What makes a small discovery within it quietly remarkable is that the hillfort itself came second. Before the great ramparts were ever raised, somebody was already living here, and the physical evidence of that earlier presence survives as a circle of holes in the ground.
Excavated in 1995 as part of the Discovery Programme's North Munster Project, this hut site was found inside the middle rampart in the south-eastern quadrant of the hillfort. The excavation revealed forty-one post and stake-holes arranged in a circle roughly four metres in diameter.

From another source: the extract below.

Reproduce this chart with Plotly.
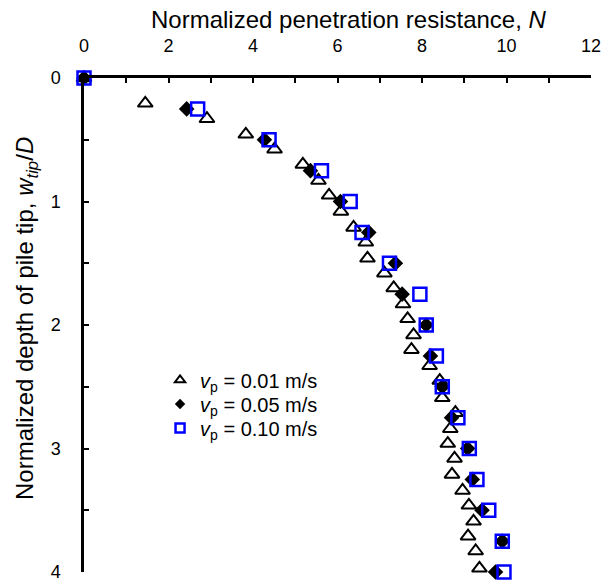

Post-holes are the voids left in soil after wooden upright timbers decay or are removed, and in combination with smaller stake-holes they allow archaeologists to reconstruct the plan of a structure that otherwise left no trace above ground. At Mooghaun, one central post-hole and a cluster of four others with diameters between 0.14 and 0.16 metres suggest a building with sturdy internal roof supports, implying something rather more substantial than a temporary shelter. Critically, the hut predates the construction of the rampart, placing it in the first phase of human activity on this hilltop, before the landscape was reorganised into the defended enclosure visible today. The findings were published by Eoin Grogan in 2005.